| |

Coaching In Organisations: Australian Guidelines

by Jennifer McCoy

In 2010, Australia led the world with the first collaborative set of guidelines for coaching, published by Standards Australia in May 2011.

This is the first ISO-aligned comprehensive national standard world-wide. It addresses every aspect of coaching as it is implemented within an organization: its competency, knowledge base, service provision, training, purchasing and management. Its impact will gradually shape the practice and development of coaching. The focus of the new standard is formal coaching in organizations. It does not address life coaching, health coaching or business coaching.

Coaching is still an emerging field, although it is a rapidly growing area of professional practice. Coaches come from a variety of backgrounds and experience. The industry is diverse and so are coaching practices, with coaching knowledge base and practice still developing.

Rather than seeking to identify and claim a distinct body of professional knowledge as its base, coaching draws upon knowledge from multiple disciplines, including psychology, business, education and the physical sciences.

So, the guideline document is initially designed as aspirational. It does not seek to prescribe how coaching must be conducted, but instead seeks to capture emerging coaching practices and processes that stakeholders would see as valuable.

The developers of the guidelines have been drawn from purchasers, suppliers, researchers, trainers, universities, government and professional associations. They have taken care to recognise the need to write a guideline that allows for multiple approaches and theoretical positions and identifies acceptable practice; recognising that the multidisciplinary nature of coaching enables diverse and innovative solutions to emerge. This then allows it to match the emerging needs of a complex world.

At the same time, they wanted to recognise the need for evidence based practice, to acknowledge and affirm the role of experience and the importance of rigour in methodology and evidence gathering.

These guidelines will serve multiple purposes. For a coach, they define the skills and professional development practices they should pursue. The guidelines provide guidance for:

  • selection and on-going professional development
  • contracting with clients
  • delivery and evaluation of coaching services.

Already we can see the influence as professional coaching associations refer to this document by way of encouraging their members to commit to professional development activities. Purchasers of coaching services ask many questions:

  • Is coaching appropriate for our needs?
  • What does coaching involve?
  • How will we assess and select workplace coaches?
  • Should we develop our own coaches or engage external coaches?
  • How will we evaluate the success of coaching interventions?

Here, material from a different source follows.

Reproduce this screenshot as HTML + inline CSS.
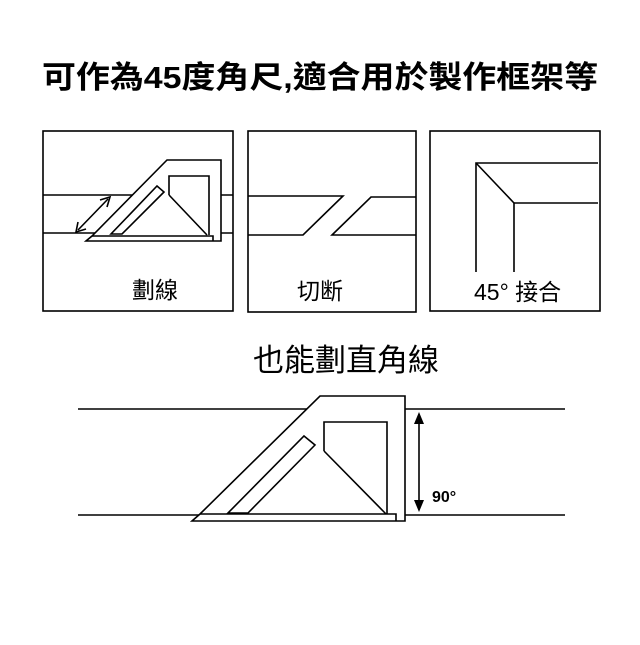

The guidelines may not provide all the answers. However, they are a comprehensive body of information that will inform discussion for all stakeholders, bringing clarity to a complex issue. Coach training organizations and professional associations will also find guidance in developing curricula, evidence-based practices and issues pertinent to governance, ethics and continuing professional development of coaches.

Coaching is no longer simply respectable. A line has been drawn with this guideline and coaching has been lifted into another realm.